According to Wafa, the Palestinian news agency, Abbas expressed hope that renewed talks with Israel would prove successful. He thanked Ban for the support the UN was giving the Palestinians, and praised the efforts by the US administration in bringing Israel back to the negotiating table.
A day earlier, Israelis and Palestinians held a second round of talks on the terms of a Palestinian state and an end-of-conflict peace accord. The talks came amid Israeli announcements of plans to promote the construction of more than 2,000 new settlement apartments.
Under US pressure, Abbas eventually agreed to return to talks without a settlement freeze, though the Palestinian leader’s aides have said the Obama administration assured them it would try to restrain Israeli construction over the Green Line. Amid expectations of a slowdown, Jerusalem’s recent announcements about new settlement plans prompted particular anger among Palestinian negotiators. Israeli officials argued that much of the new construction is planned in areas Israel expects to keep in any peace deal.

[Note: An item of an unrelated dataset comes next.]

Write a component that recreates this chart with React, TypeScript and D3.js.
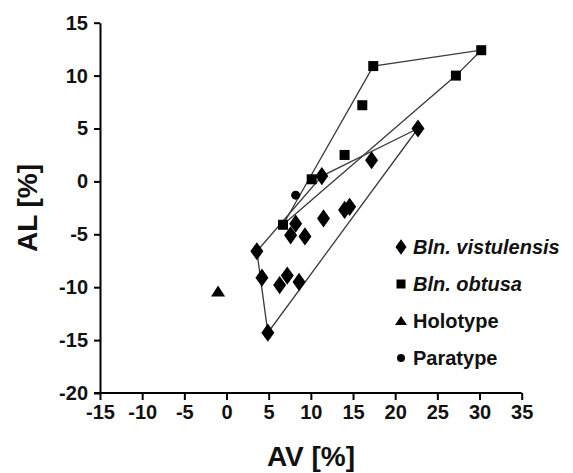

As a goodwill gesture before negotiations restarted, Israel agreed to release 104 Palestinians who had been convicted of terrorist activity against Israel before the Oslo agreement of 1993. On Tuesday night, one day before the resumption of talks in Jerusalem, the first 26 prisoners were freed — 11 to the West Bank and 15 to the Hamas-controlled Gaza Strip.
The US hopes Israelis and Palestinians can reach a deal within nine months, though expectations on all sides are low.
Standing alongside Ban, Abbas said all key issues were addressed in Wednesday’s talks, adding that “we can’t say that we have achieved or not achieved progress because we are still at the beginning.”
Ban arrived in Ramallah after first meeting with King Abdullah II in Jordan. The visit marked his first to the region since the UN General Assembly recognized the Palestinian Authority’s status as a nonmember observer state last November.
Ban also participated in a model UN event with a video link to Gaza and visited the grave of late Palestinian leader Yasser Arafat. He is scheduled to meet with Prime Minister Benjamin Netanyahu in Israel on Friday.